Tax the rich: A wealth tax could fund better transport and weather warning systems, report finds

Charlotte Elton
EURONEWS
Tue, 31 January 2023 



A 1.5 per cent tax on the world’s richest people could pay for climate adaptation in lower income countries, research suggests.

From devastating floods and fires to sweltering droughts, the symptoms of our changing climate are everywhere.

But these impacts are not equally distributed. Low and middle income countries bear the brunt of global heating, despite having little responsibility for its underlying causes.

An overhaul of the global taxation system - including a 1.5 per cent tax on individuals earning more than $100 million (€92 million) - could help rebalance the books, according to the Climate Inequality Report.

The generated revenue would pay for climate adaptation in low-income countries - building resistant infrastructure and early warning systems, for example.

“Adaptation finance flows to developing countries reached US$29bn (€26bn) [in 2020]. Finance needs amount to about $200bn (€192 billion),” the report reads.

“A wealth tax on centimillionaires could generate US$295bn per year, enough to close the gap and generate additional revenues.”

















Are the impacts of climate change distributed equally?

The top 10 per cent of global carbon emitters generate almost half of all greenhouse gas emissions, the report reads.

If emissions were equally distributed across the world, the average citizen of the Democratic Republic of Congo would see their emission levels increase tenfold.

Europeans and North Americans, meanwhile, would experience a drop in their emissions levels of almost 40 per cent and over 70 per cent respectively.

Yet the people who are least responsible for the climate crisis bear its worst impacts.

The bottom 50 per cent of the world population contributes 12 per cent of global emissions but is exposed to 75 per cent of relative income losses (income as a percentage of total income) due to climate change.




Nine of the ten countries exposed to the most significant risk of flooding are low or middle-income countries. The tenth - the Netherlands - can afford flood-resistant architecture.

These numbers can sound dry, but the real-world implications are catastrophic.

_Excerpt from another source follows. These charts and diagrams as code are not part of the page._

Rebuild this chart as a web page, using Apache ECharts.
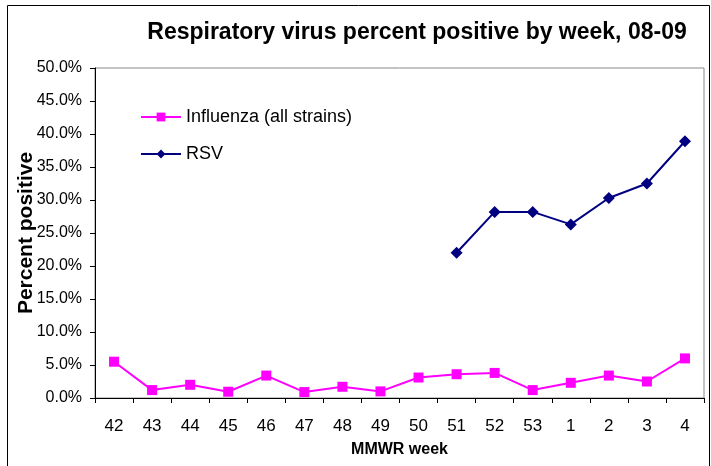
<!DOCTYPE html>
<html><head><meta charset="utf-8">
<script src="https://cdn.jsdelivr.net/npm/echarts@6/dist/echarts.min.js"></script>
<style>html,body{margin:0;padding:0;background:#fff}#c{width:711px;height:466px}</style>
</head><body><div id="c"></div>
<script>
const weeks = ['42','43','44','45','46','47','48','49','50','51','52','53','1','2','3','4'];
const influenza = [5.5, 1.2, 2.0, 0.95, 3.4, 0.9, 1.7, 1.0, 3.1, 3.6, 3.8, 1.2, 2.3, 3.4, 2.5, 6.0];
const rsv = [null, null, null, null, null, null, null, null, null, 22.0, 28.2, 28.2, 26.3, 30.3, 32.5, 38.9];
const yTicks = [0, 5, 10, 15, 20, 25, 30, 35, 40, 45, 50];

const sans = "'Liberation Sans', Arial, sans-serif";
const chart = echarts.init(document.getElementById('c'), null, {renderer: 'canvas'});
chart.setOption({
  animation: false,
  backgroundColor: '#fff',
  title: {
    text: 'Respiratory virus percent positive by week, 08-09',
    left: 412, top: 16, textAlign: 'center',
    textStyle: {fontFamily: sans, fontWeight: 'bold', fontSize: 23, color: '#000'}
  },
  graphic: [{
    type: 'rect', shape: {x: 7.5, y: 5.5, width: 702, height: 480},
    style: {fill: 'none', stroke: '#000', lineWidth: 1}, silent: true, z: 100
  }],
  legend: {
    orient: 'vertical', left: 135, top: 103, itemGap: 19,
    itemWidth: 40, itemHeight: 11,
    textStyle: {fontFamily: sans, fontSize: 18, color: '#000'},
    data: ['Influenza (all strains)', 'RSV']
  },
  grid: {left: 95, right: 7, top: 68, bottom: 68, show: true, borderColor: '#888', borderWidth: 1},
  xAxis: {
    type: 'category', data: weeks, boundaryGap: true,
    name: 'MMWR week', nameLocation: 'middle', nameGap: 44, nameMoveOverlap: false,
    nameTextStyle: {fontFamily: sans, fontWeight: 'bold', fontSize: 16, color: '#000'},
    axisLine: {lineStyle: {color: '#000', width: 1}},
    axisTick: {show: true, length: 5, lineStyle: {color: '#000'}},
    axisLabel: {fontFamily: sans, fontSize: 17, color: '#000', margin: 20},
    splitLine: {show: false}
  },
  yAxis: {
    type: 'value', min: 0, max: 50, interval: 5,
    name: 'Percent positive', nameLocation: 'middle', nameGap: 58, nameRotate: 90, nameMoveOverlap: false,
    nameTextStyle: {fontFamily: sans, fontWeight: 'bold', fontSize: 21, color: '#000'},
    axisLine: {show: true, lineStyle: {color: '#000', width: 1}},
    axisTick: {show: true, length: 5, lineStyle: {color: '#000'}},
    axisLabel: {fontFamily: sans, fontSize: 16, color: '#000', margin: 13,
      formatter: v => v.toFixed(1) + '%'},
    splitLine: {show: false}
  },
  series: [
    {
      name: 'Influenza (all strains)', type: 'line', data: influenza,
      symbol: 'rect', symbolSize: 10,
      lineStyle: {color: '#FF00FF', width: 2},
      itemStyle: {color: '#FF00FF'}
    },
    {
      name: 'RSV', type: 'line', data: rsv,
      symbol: 'diamond', symbolSize: 12, connectNulls: false,
      lineStyle: {color: '#000080', width: 2},
      itemStyle: {color: '#000080'}
    }
  ]
});
</script></body></html>
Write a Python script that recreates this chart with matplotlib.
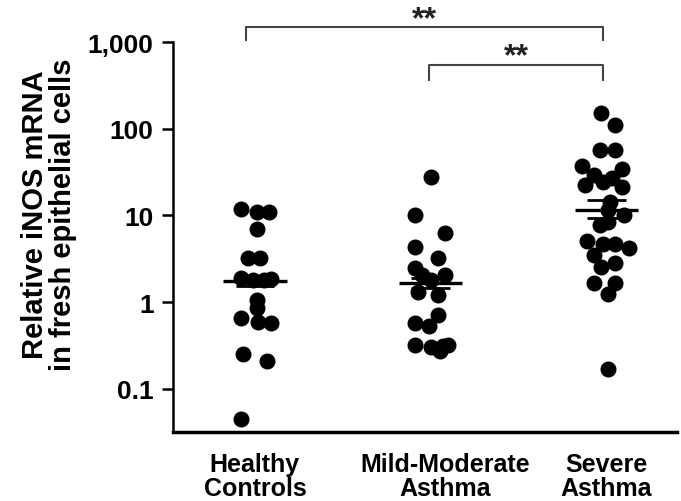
import numpy as np
import matplotlib
matplotlib.use("Agg")
from matplotlib import pyplot as plt

plt.rcParams['font.family'] = ['Liberation Sans', 'DejaVu Sans']
plt.rcParams['font.weight'] = 'bold'

# data
categories = ['Healthy\nControls', 'Mild-Moderate\nAsthma', 'Severe\nAsthma']

healthy = [11.8, 10.9, 10.9, 6.9, 3.2, 3.2, 1.9, 1.8, 1.8, 1.85, 1.05, 0.85,
           0.65, 0.59, 0.57, 0.25, 0.21, 0.045]
healthy_jit = [-0.08, 0.01, 0.08, 0.01, -0.04, 0.03, -0.08, -0.01, 0.05, 0.09, 0.01, 0.01,
               -0.08, 0.02, 0.09, -0.07, 0.07, -0.08]

mild = [28, 10.1, 6.3, 4.3, 3.2, 2.45, 2.05, 2.05, 1.8, 1.32, 1.2, 0.71,
        0.58, 0.53, 0.32, 0.30, 0.27, 0.32, 0.31]
mild_jit = [0.0, -0.09, 0.08, -0.09, 0.04, -0.09, -0.05, 0.08, 0.0, -0.07, 0.04, 0.04,
            -0.09, -0.01, -0.09, 0.0, 0.05, 0.1, 0.07]

severe = [152, 111, 57, 57, 37, 29, 34, 24.6, 27, 22.5, 21.5, 14.4, 11.6, 10.1,
          7.8, 8.5, 5.1, 4.7, 4.7, 4.2, 3.5, 2.85, 2.56, 1.64, 1.64, 1.24, 0.167]
severe_jit = [-0.03, 0.05, -0.04, 0.05, -0.14, -0.07, 0.09, -0.02, 0.03, -0.12, 0.09, 0.02, 0.01, 0.10,
              -0.04, 0.01, -0.11, -0.02, 0.05, 0.13, -0.07, 0.05, -0.03, -0.07, 0.05, 0.01, 0.01]

means = [1.73, 1.67, 11.6]
sem_low = [1.55, 1.45, 9.4]
sem_high = [1.95, 1.9, 15.0]

groups = [healthy, mild, severe]
jitters = [healthy_jit, mild_jit, severe_jit]

fig = plt.figure(figsize=(6.81, 5.02), dpi=100)
ax = fig.add_axes([0.254, 0.137, 0.740, 0.777])

for i in range(len(groups)):
    x = i + np.array(jitters[i])
    ax.plot(x, groups[i], 'o', color='black', markersize=10.5, zorder=3, clip_on=False)
    # mean and sem lines
    ax.hlines(means[i], i - 0.18, i + 0.18, color='black', linewidth=2.4, zorder=4)
    ax.hlines([sem_low[i], sem_high[i]], i - 0.11, i + 0.11, color='black', linewidth=2.0, zorder=4)
    ax.vlines(i, sem_low[i], sem_high[i], color='black', linewidth=2.0, zorder=4)

ax.set_yscale('log')
ax.set_ylim(0.0314, 1000)
ax.set_xlim(-0.466, 2.40)
ax.set_yticks([0.1, 1, 10, 100, 1000])
ax.set_yticklabels(['0.1', '1', '10', '100', '1,000'], fontsize=19, fontweight='bold')
ax.minorticks_off()
ax.set_xticks([0, 1.08, 2])
ax.set_xticklabels(categories, fontsize=18, fontweight='bold', linespacing=1.0)
ax.tick_params(axis='x', length=0, pad=14)
ax.tick_params(axis='y', length=8, width=1.8, direction='out', pad=6)

for s in ['top', 'right']:
    ax.spines[s].set_visible(False)
ax.spines['left'].set_linewidth(1.8)
ax.spines['bottom'].set_linewidth(2.5)

ax.set_ylabel('Relative iNOS mRNA\nin fresh epithelial cells', fontsize=21,
              fontweight='bold', linespacing=1.0)
ax.yaxis.set_label_coords(-0.19, 0.56)

# significance brackets above the axes
def bracket(x1, x2, ytop, ybot, ystar):
    ax.plot([x1, x1, x2, x2], [ybot, ytop, ytop, ybot], color='#444444', linewidth=1.5, clip_on=False)
    ax.text((x1 + x2) / 2, ystar, '**', ha='center', va='center', fontsize=23,
            fontweight='bold', color='#222222')

bracket(-0.05, 1.98, 1510, 1070, 1850)
bracket(0.99, 1.98, 540, 370, 680)

fig.savefig('out.png', dpi=100)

When Pakistan was hit by floods in the 2022, 1,700 people were killed, while a further 20.6 million require humanitarian assistance.

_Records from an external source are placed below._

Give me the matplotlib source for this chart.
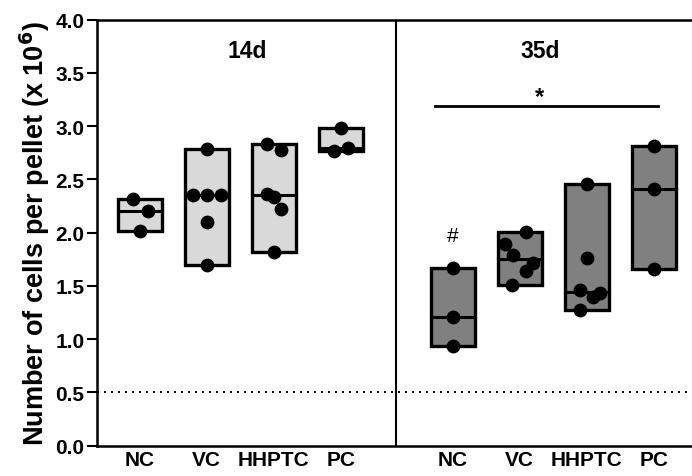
import numpy as np
import matplotlib
matplotlib.use("Agg")
import matplotlib.pyplot as plt

plt.rcParams['font.family'] = ['Liberation Sans', 'DejaVu Sans']

groups = ['NC', 'VC', 'HHPTC', 'PC']
day_labels = ['14d', '35d']

# cells per pellet (x 10^6)
d14 = {
    'NC': [2.32, 2.20, 2.02],
    'VC': [2.79, 2.35, 2.35, 2.35, 2.10, 1.70],
    'HHPTC': [2.83, 2.78, 2.36, 2.34, 2.22, 1.82],
    'PC': [2.98, 2.80, 2.77],
}
d35 = {
    'NC': [1.67, 1.21, 0.94],
    'VC': [2.01, 1.89, 1.79, 1.72, 1.64, 1.51],
    'HHPTC': [2.46, 1.76, 1.46, 1.43, 1.40, 1.27],
    'PC': [2.81, 2.41, 1.66],
}
threshold = 0.5

# horizontal scatter of the dots so they don't overlap
jit14 = {
    'NC': [-0.1, 0.12, 0], 'VC': [0, -0.21, 0, 0.21, 0, 0],
    'HHPTC': [-0.1, 0.1, -0.1, 0, 0.1, 0], 'PC': [0, 0.1, -0.1],
}
jit35 = {
    'NC': [0, 0, 0], 'VC': [0.1, -0.22, -0.1, 0.2, 0.1, -0.11],
    'HHPTC': [0, 0, -0.1, 0.2, 0.1, -0.1], 'PC': [0, 0, 0],
}

pos14 = np.arange(4)
pos35 = np.arange(4) + 4.67
width = 0.66

fig = plt.figure(figsize=(6.92, 4.77), dpi=100)
ax = fig.add_axes([0.140, 0.0635, 0.86, 0.893])

def draw_group(data, jit, positions, color):
    for g, x in zip(groups, positions):
        vals = np.array(data[g])
        lo, hi, med = vals.min(), vals.max(), np.median(vals)
        ax.bar(x, hi - lo, bottom=lo, width=width, color=color,
               edgecolor='black', linewidth=2.4, zorder=2)
        ax.plot([x - width / 2, x + width / 2], [med, med], color='black',
                lw=2.2, zorder=3)
        ax.scatter(x + np.array(jit[g]), vals, s=80, color='black', zorder=4)

draw_group(d14, jit14, pos14, '#d9d9d9')
draw_group(d35, jit35, pos35, '#808080')

ax.axhline(threshold, color='black', lw=1.4, linestyle=(0, (1, 2.6)), zorder=1)
ax.axvline(3.83, color='black', lw=1.5, zorder=1)

ax.text(1.6, 3.71, day_labels[0], ha='center', va='center', fontsize=16.5,
        fontweight='bold')
ax.text(5.98, 3.71, day_labels[1], ha='center', va='center', fontsize=16.5,
        fontweight='bold')

# significance marks
ax.plot([4.41, 7.74], [3.19, 3.19], color='black', lw=2)
ax.text(5.97, 3.28, '*', ha='center', va='center', fontsize=17, fontweight='bold')
ax.text(pos35[0], 1.97, '#', ha='center', va='center', fontsize=15)

ax.set_xlim(-0.64, 8.24)
ax.set_ylim(0, 4.0)
ax.set_yticks(np.arange(0, 4.01, 0.5))
ax.set_yticklabels([f'{v:.1f}' for v in np.arange(0, 4.01, 0.5)],
                   fontsize=15, fontweight='bold')
ax.set_xticks(np.concatenate([pos14, pos35]))
ax.set_xticklabels(groups + groups, fontsize=15, fontweight='bold')
ax.tick_params(axis='x', length=0, pad=3)
ax.tick_params(axis='y', length=7, width=1.5, pad=2)
ax.set_ylabel('Number of cells per pellet (x 10$^{\\mathbf{6}}$)', fontsize=19.5,
              fontweight='bold', labelpad=2)

for s in ['left', 'bottom', 'top']:
    ax.spines[s].set_linewidth(1.8)
ax.spines['right'].set_visible(False)

fig.savefig('out.png', dpi=100)
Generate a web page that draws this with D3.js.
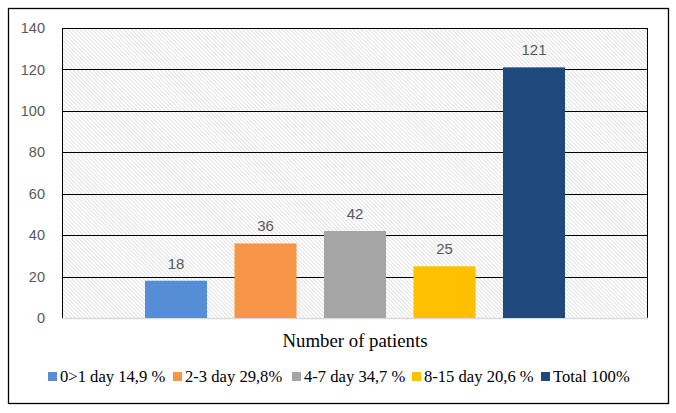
<!DOCTYPE html>
<html>
<head>
<meta charset="utf-8">
<script src="https://cdn.jsdelivr.net/npm/d3@7"></script>
<style>
  body { margin: 0; background: #fff; }
</style>
</head>
<body>
<div id="chart"></div>
<script>
// chart data
var categories = ["Number of patients"];
var seriesNames = ["0>1 day 14,9 %", "2-3 day 29,8%", "4-7 day 34,7 %", "8-15 day 20,6 %", "Total 100%"];
var seriesValues = [18, 36, 42, 25, 121];
var seriesColors = ["#558ed5", "#f79646", "#a5a5a5", "#ffc000", "#1f497d"];
var yTicks = [0, 20, 40, 60, 80, 100, 120, 140];

var W = 676, H = 413;
var margin = {top: 28, right: 28, bottom: 95, left: 62},
    width = W - margin.left - margin.right,
    height = H - margin.top - margin.bottom;

var root = d3.select("#chart").append("svg")
    .attr("width", W)
    .attr("height", H);

// outer frame
root.append("rect")
    .attr("x", 8.5).attr("y", 8.5)
    .attr("width", 660).attr("height", 395)
    .attr("fill", "#fff").attr("stroke", "#000").attr("stroke-width", 1.3);

// hatch pattern for plot background
var defs = root.append("defs");
var pat = defs.append("pattern")
    .attr("id", "hatch")
    .attr("patternUnits", "userSpaceOnUse")
    .attr("width", 2.8).attr("height", 2.8)
    .attr("patternTransform", "rotate(-45)");
pat.append("rect").attr("width", 2.8).attr("height", 2.8).attr("fill", "#fff");
pat.append("line")
    .attr("x1", 0).attr("y1", 0).attr("x2", 0).attr("y2", 2.8)
    .attr("stroke", "#c8c8c8").attr("stroke-width", 1);

var svg = root.append("g")
    .attr("transform", "translate(" + margin.left + "," + margin.top + ")");

var y = d3.scaleLinear().domain([0, 140]).range([height, 0]);

var x0 = d3.scaleBand().domain(categories).range([0, width]).paddingOuter(0.1976).paddingInner(0);
var x1 = d3.scaleBand().domain(seriesNames).range([0, x0.bandwidth()]).paddingInner(0.307).paddingOuter(0);

svg.append("rect")
    .attr("width", width).attr("height", height)
    .attr("fill", "url(#hatch)");

// gridlines
svg.append("g")
  .selectAll("line")
  .data(yTicks.filter(function(d) { return d > 0; }))
  .enter().append("line")
    .attr("x1", 0).attr("x2", width)
    .attr("y1", function(d) { return Math.round(y(d)) + 0.5; })
    .attr("y2", function(d) { return Math.round(y(d)) + 0.5; })
    .attr("stroke", "#000").attr("stroke-width", 1);

// plot area side borders
svg.append("line").attr("x1", 0.5).attr("x2", 0.5).attr("y1", 0).attr("y2", height)
    .attr("stroke", "#000");
svg.append("line").attr("x1", width - 0.5).attr("x2", width - 0.5).attr("y1", 0).attr("y2", height)
    .attr("stroke", "#000");

// y axis labels
var yAxis = svg.append("g")
    .call(d3.axisLeft(y).tickValues(yTicks).tickSize(0).tickPadding(17));
yAxis.select(".domain").remove();
yAxis.selectAll("text")
    .attr("fill", "#595959")
    .style("font-family", "'Liberation Sans', Arial, sans-serif")
    .style("font-size", "14.5px");

// baseline
svg.append("line")
    .attr("x1", 0).attr("x2", width)
    .attr("y1", height + 0.5).attr("y2", height + 0.5)
    .attr("stroke", "#d9d9d9").attr("stroke-width", 1.5);

// bars
var grp = svg.selectAll(".grp")
    .data(categories)
    .enter().append("g")
    .attr("transform", function(d) { return "translate(" + x0(d) + ",0)"; });

grp.selectAll("rect")
    .data(seriesNames)
    .enter().append("rect")
    .attr("x", function(d) { return x1(d); })
    .attr("y", function(d, i) { return y(seriesValues[i]); })
    .attr("width", x1.bandwidth())
    .attr("height", function(d, i) { return height - y(seriesValues[i]); })
    .attr("fill", function(d, i) { return seriesColors[i]; });

grp.selectAll(".lbl")
    .data(seriesNames)
    .enter().append("text")
    .attr("x", function(d) { return x1(d) + x1.bandwidth() / 2; })
    .attr("y", function(d, i) { return y(seriesValues[i]) - 12; })
    .attr("text-anchor", "middle")
    .attr("fill", "#595959")
    .style("font-family", "'Liberation Sans', Arial, sans-serif")
    .style("font-size", "15px")
    .text(function(d, i) { return seriesValues[i]; });

// category axis title
svg.append("text")
    .attr("x", x0(categories[0]) + x0.bandwidth() / 2)
    .attr("y", height + 29)
    .attr("text-anchor", "middle")
    .attr("fill", "#000")
    .style("font-family", "'Liberation Serif', 'Times New Roman', serif")
    .style("font-size", "18.8px")
    .text(categories[0]);

// legend
var legendX = [48, 173, 292, 412, 541];
var legend = root.append("g");
seriesNames.forEach(function(name, i) {
  var g = legend.append("g").attr("transform", "translate(" + legendX[i] + ",372)");
  g.append("rect").attr("width", 9).attr("height", 9).attr("fill", seriesColors[i]);
  g.append("text")
    .attr("x", 12).attr("y", 10)
    .attr("fill", "#000")
    .style("font-family", "'Liberation Serif', 'Times New Roman', serif")
    .style("font-size", "16.6px")
    .text(name);
});
</script>
</body>
</html>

“I have seen many humanitarian disasters in the world, but I have never seen climate carnage on this scale,” UN Secretary-General Antonio Guterres said.

Pakistan is responsible for just one per cent of global greenhouse gas emissions.


Flooding - which disproportionately impacts low-income countries - causes the spread of diseases like malaria. - Canva

What are some tax-based solutions to global climate inequality?

The authors of the climate inequality report argue for progressive tax reform to rebalance the scales.

Their “relatively modest” proposal would see the world’s richest people taxed on a sliding scale.

Assets worth between $100 million (€92 million) and $1 billion (€920 million) would be taxed at 1.5 per cent.

Those between $1 billion (€920 million) and $100 billion (92 billion) would be taxed at 2 per cent, and assets above $100 billion at 3 per cent.

These taxes would apply to roughly 65,000 people - the number of people with assets more than $100 million (€92 million).


“Let us stress that at these levels of wealth, the per adult net wealth growth observed over the past two decades has been around 7-9 per cent per year,” the report authors state.

What is climate finance and why is it so important?

Loss and Damage: Developing countries need $2 trillion a year to cope with climate crisis - report

This means that the proposed tax would hardly decimate the bank accounts of the ultra-wealthy.


Nonetheless, it would raise nearly $300 billion (€275 billion) every year. This money would be invaluable for saving lives in developing countries.

The report's authors also call for excess profit taxes - so-called ‘windfall taxes’ on the massive amounts of money made by energy companies.

“Harvest the low-hanging fruit,” they write.